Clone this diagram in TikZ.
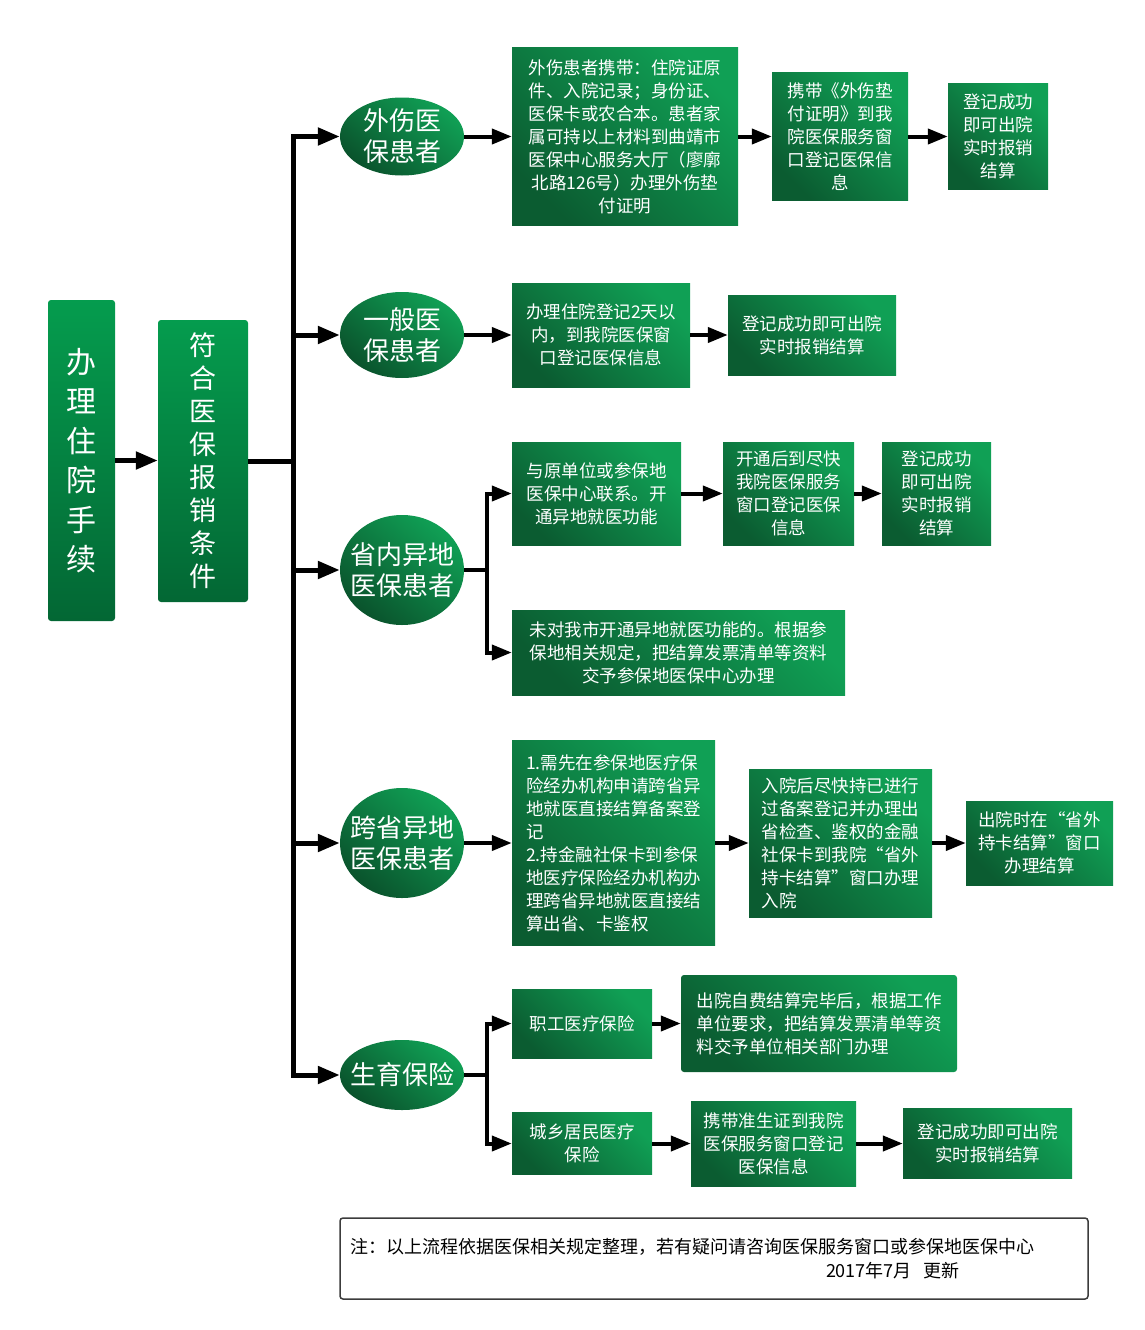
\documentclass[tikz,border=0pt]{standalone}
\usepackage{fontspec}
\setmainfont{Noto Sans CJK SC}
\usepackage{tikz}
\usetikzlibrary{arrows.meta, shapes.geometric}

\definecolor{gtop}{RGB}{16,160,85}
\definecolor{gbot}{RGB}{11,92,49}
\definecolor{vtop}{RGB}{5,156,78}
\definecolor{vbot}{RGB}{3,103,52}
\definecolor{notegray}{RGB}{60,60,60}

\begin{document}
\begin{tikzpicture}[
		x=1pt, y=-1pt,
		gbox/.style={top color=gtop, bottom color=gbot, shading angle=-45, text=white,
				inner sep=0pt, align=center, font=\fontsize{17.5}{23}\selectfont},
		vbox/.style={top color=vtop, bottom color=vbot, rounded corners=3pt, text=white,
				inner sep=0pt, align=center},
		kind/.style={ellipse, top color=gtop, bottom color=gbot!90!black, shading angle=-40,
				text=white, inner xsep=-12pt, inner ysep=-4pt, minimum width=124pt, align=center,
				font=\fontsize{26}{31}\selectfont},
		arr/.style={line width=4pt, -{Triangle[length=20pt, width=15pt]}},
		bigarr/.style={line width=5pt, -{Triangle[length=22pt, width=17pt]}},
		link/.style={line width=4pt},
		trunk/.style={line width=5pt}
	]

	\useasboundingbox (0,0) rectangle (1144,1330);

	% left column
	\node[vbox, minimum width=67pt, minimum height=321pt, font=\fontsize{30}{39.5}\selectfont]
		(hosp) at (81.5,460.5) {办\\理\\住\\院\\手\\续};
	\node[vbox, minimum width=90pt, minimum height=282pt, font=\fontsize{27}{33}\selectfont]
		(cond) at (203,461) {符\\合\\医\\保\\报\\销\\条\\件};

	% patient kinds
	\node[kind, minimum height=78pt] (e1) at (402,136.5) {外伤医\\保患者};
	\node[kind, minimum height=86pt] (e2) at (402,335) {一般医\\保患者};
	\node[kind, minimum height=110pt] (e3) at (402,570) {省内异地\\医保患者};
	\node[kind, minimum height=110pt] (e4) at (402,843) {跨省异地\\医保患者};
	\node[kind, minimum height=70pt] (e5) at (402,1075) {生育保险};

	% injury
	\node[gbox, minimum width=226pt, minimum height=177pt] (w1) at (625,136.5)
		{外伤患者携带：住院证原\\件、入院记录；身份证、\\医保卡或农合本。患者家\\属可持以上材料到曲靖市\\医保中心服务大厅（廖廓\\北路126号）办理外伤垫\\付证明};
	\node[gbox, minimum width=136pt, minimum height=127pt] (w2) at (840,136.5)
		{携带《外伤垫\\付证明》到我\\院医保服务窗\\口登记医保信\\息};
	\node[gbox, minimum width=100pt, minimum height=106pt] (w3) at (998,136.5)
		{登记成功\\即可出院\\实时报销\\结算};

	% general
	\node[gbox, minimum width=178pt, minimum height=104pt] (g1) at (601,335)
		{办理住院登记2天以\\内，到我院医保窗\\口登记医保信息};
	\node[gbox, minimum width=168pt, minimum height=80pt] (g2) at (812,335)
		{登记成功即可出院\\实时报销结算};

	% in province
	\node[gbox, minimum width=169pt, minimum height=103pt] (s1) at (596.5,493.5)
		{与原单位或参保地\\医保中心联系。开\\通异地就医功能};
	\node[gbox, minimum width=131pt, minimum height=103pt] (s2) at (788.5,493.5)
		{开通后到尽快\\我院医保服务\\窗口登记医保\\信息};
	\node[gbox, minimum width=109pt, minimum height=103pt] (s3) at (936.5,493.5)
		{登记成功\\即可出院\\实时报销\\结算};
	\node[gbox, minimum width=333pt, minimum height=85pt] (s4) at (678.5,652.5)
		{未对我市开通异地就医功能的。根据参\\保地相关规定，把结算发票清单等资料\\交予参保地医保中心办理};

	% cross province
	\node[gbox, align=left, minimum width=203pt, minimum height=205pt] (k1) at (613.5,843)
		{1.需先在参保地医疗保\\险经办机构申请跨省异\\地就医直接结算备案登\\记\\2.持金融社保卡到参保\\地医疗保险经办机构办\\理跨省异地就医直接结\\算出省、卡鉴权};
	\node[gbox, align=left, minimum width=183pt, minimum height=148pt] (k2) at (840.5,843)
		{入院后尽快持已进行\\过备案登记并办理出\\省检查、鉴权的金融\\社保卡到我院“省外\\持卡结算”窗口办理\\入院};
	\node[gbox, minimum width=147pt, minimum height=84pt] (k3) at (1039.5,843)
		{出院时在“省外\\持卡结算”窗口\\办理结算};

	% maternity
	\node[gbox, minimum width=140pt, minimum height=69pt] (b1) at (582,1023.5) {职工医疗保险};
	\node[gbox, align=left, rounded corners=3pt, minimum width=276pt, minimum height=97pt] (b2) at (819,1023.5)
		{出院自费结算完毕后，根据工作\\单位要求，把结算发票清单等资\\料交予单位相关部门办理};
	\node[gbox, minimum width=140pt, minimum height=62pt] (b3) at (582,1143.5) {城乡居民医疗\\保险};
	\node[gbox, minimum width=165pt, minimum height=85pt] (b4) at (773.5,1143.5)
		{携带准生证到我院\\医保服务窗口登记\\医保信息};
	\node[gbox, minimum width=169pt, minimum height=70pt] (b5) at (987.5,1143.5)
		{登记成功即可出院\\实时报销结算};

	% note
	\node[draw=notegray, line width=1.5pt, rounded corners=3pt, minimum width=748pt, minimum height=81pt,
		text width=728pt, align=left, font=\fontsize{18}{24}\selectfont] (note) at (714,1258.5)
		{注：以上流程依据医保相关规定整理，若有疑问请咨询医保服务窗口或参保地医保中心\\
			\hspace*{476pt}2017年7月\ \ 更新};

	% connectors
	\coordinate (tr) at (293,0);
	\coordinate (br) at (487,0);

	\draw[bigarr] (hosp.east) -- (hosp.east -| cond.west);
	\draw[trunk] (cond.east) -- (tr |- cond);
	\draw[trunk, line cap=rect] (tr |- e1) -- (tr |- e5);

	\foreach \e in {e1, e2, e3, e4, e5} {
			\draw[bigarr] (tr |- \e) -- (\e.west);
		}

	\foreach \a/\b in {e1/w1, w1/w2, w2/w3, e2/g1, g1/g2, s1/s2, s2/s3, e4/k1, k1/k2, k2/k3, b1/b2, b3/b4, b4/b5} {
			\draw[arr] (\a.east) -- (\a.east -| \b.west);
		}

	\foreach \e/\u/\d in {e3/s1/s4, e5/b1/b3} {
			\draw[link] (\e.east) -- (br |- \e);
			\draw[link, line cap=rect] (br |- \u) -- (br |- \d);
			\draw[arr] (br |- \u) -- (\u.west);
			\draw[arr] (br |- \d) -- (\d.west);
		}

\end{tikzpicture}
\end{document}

::::::::

* [To be done]
Reproduce the full listing above verbatim, with no pictures included.

* [Task output]
Clone this diagram in TikZ.
\documentclass[tikz,border=0pt]{standalone}
\usepackage{fontspec}
\setmainfont{Noto Sans CJK SC}
\usepackage{tikz}
\usetikzlibrary{arrows.meta, shapes.geometric}

\definecolor{gtop}{RGB}{16,160,85}
\definecolor{gbot}{RGB}{11,92,49}
\definecolor{vtop}{RGB}{5,156,78}
\definecolor{vbot}{RGB}{3,103,52}
\definecolor{notegray}{RGB}{60,60,60}

\begin{document}
\begin{tikzpicture}[
		x=1pt, y=-1pt,
		gbox/.style={top color=gtop, bottom color=gbot, shading angle=-45, text=white,
				inner sep=0pt, align=center, font=\fontsize{17.5}{23}\selectfont},
		vbox/.style={top color=vtop, bottom color=vbot, rounded corners=3pt, text=white,
				inner sep=0pt, align=center},
		kind/.style={ellipse, top color=gtop, bottom color=gbot!90!black, shading angle=-40,
				text=white, inner xsep=-12pt, inner ysep=-4pt, minimum width=124pt, align=center,
				font=\fontsize{26}{31}\selectfont},
		arr/.style={line width=4pt, -{Triangle[length=20pt, width=15pt]}},
		bigarr/.style={line width=5pt, -{Triangle[length=22pt, width=17pt]}},
		link/.style={line width=4pt},
		trunk/.style={line width=5pt}
	]

	\useasboundingbox (0,0) rectangle (1144,1330);

	% left column
	\node[vbox, minimum width=67pt, minimum height=321pt, font=\fontsize{30}{39.5}\selectfont]
		(hosp) at (81.5,460.5) {办\\理\\住\\院\\手\\续};
	\node[vbox, minimum width=90pt, minimum height=282pt, font=\fontsize{27}{33}\selectfont]
		(cond) at (203,461) {符\\合\\医\\保\\报\\销\\条\\件};

	% patient kinds
	\node[kind, minimum height=78pt] (e1) at (402,136.5) {外伤医\\保患者};
	\node[kind, minimum height=86pt] (e2) at (402,335) {一般医\\保患者};
	\node[kind, minimum height=110pt] (e3) at (402,570) {省内异地\\医保患者};
	\node[kind, minimum height=110pt] (e4) at (402,843) {跨省异地\\医保患者};
	\node[kind, minimum height=70pt] (e5) at (402,1075) {生育保险};

	% injury
	\node[gbox, minimum width=226pt, minimum height=177pt] (w1) at (625,136.5)
		{外伤患者携带：住院证原\\件、入院记录；身份证、\\医保卡或农合本。患者家\\属可持以上材料到曲靖市\\医保中心服务大厅（廖廓\\北路126号）办理外伤垫\\付证明};
	\node[gbox, minimum width=136pt, minimum height=127pt] (w2) at (840,136.5)
		{携带《外伤垫\\付证明》到我\\院医保服务窗\\口登记医保信\\息};
	\node[gbox, minimum width=100pt, minimum height=106pt] (w3) at (998,136.5)
		{登记成功\\即可出院\\实时报销\\结算};

	% general
	\node[gbox, minimum width=178pt, minimum height=104pt] (g1) at (601,335)
		{办理住院登记2天以\\内，到我院医保窗\\口登记医保信息};
	\node[gbox, minimum width=168pt, minimum height=80pt] (g2) at (812,335)
		{登记成功即可出院\\实时报销结算};

	% in province
	\node[gbox, minimum width=169pt, minimum height=103pt] (s1) at (596.5,493.5)
		{与原单位或参保地\\医保中心联系。开\\通异地就医功能};
	\node[gbox, minimum width=131pt, minimum height=103pt] (s2) at (788.5,493.5)
		{开通后到尽快\\我院医保服务\\窗口登记医保\\信息};
	\node[gbox, minimum width=109pt, minimum height=103pt] (s3) at (936.5,493.5)
		{登记成功\\即可出院\\实时报销\\结算};
	\node[gbox, minimum width=333pt, minimum height=85pt] (s4) at (678.5,652.5)
		{未对我市开通异地就医功能的。根据参\\保地相关规定，把结算发票清单等资料\\交予参保地医保中心办理};

	% cross province
	\node[gbox, align=left, minimum width=203pt, minimum height=205pt] (k1) at (613.5,843)
		{1.需先在参保地医疗保\\险经办机构申请跨省异\\地就医直接结算备案登\\记\\2.持金融社保卡到参保\\地医疗保险经办机构办\\理跨省异地就医直接结\\算出省、卡鉴权};
	\node[gbox, align=left, minimum width=183pt, minimum height=148pt] (k2) at (840.5,843)
		{入院后尽快持已进行\\过备案登记并办理出\\省检查、鉴权的金融\\社保卡到我院“省外\\持卡结算”窗口办理\\入院};
	\node[gbox, minimum width=147pt, minimum height=84pt] (k3) at (1039.5,843)
		{出院时在“省外\\持卡结算”窗口\\办理结算};

	% maternity
	\node[gbox, minimum width=140pt, minimum height=69pt] (b1) at (582,1023.5) {职工医疗保险};
	\node[gbox, align=left, rounded corners=3pt, minimum width=276pt, minimum height=97pt] (b2) at (819,1023.5)
		{出院自费结算完毕后，根据工作\\单位要求，把结算发票清单等资\\料交予单位相关部门办理};
	\node[gbox, minimum width=140pt, minimum height=62pt] (b3) at (582,1143.5) {城乡居民医疗\\保险};
	\node[gbox, minimum width=165pt, minimum height=85pt] (b4) at (773.5,1143.5)
		{携带准生证到我院\\医保服务窗口登记\\医保信息};
	\node[gbox, minimum width=169pt, minimum height=70pt] (b5) at (987.5,1143.5)
		{登记成功即可出院\\实时报销结算};

	% note
	\node[draw=notegray, line width=1.5pt, rounded corners=3pt, minimum width=748pt, minimum height=81pt,
		text width=728pt, align=left, font=\fontsize{18}{24}\selectfont] (note) at (714,1258.5)
		{注：以上流程依据医保相关规定整理，若有疑问请咨询医保服务窗口或参保地医保中心\\
			\hspace*{476pt}2017年7月\ \ 更新};

	% connectors
	\coordinate (tr) at (293,0);
	\coordinate (br) at (487,0);

	\draw[bigarr] (hosp.east) -- (hosp.east -| cond.west);
	\draw[trunk] (cond.east) -- (tr |- cond);
	\draw[trunk, line cap=rect] (tr |- e1) -- (tr |- e5);

	\foreach \e in {e1, e2, e3, e4, e5} {
			\draw[bigarr] (tr |- \e) -- (\e.west);
		}

	\foreach \a/\b in {e1/w1, w1/w2, w2/w3, e2/g1, g1/g2, s1/s2, s2/s3, e4/k1, k1/k2, k2/k3, b1/b2, b3/b4, b4/b5} {
			\draw[arr] (\a.east) -- (\a.east -| \b.west);
		}

	\foreach \e/\u/\d in {e3/s1/s4, e5/b1/b3} {
			\draw[link] (\e.east) -- (br |- \e);
			\draw[link, line cap=rect] (br |- \u) -- (br |- \d);
			\draw[arr] (br |- \u) -- (\u.west);
			\draw[arr] (br |- \d) -- (\d.west);
		}

\end{tikzpicture}
\end{document}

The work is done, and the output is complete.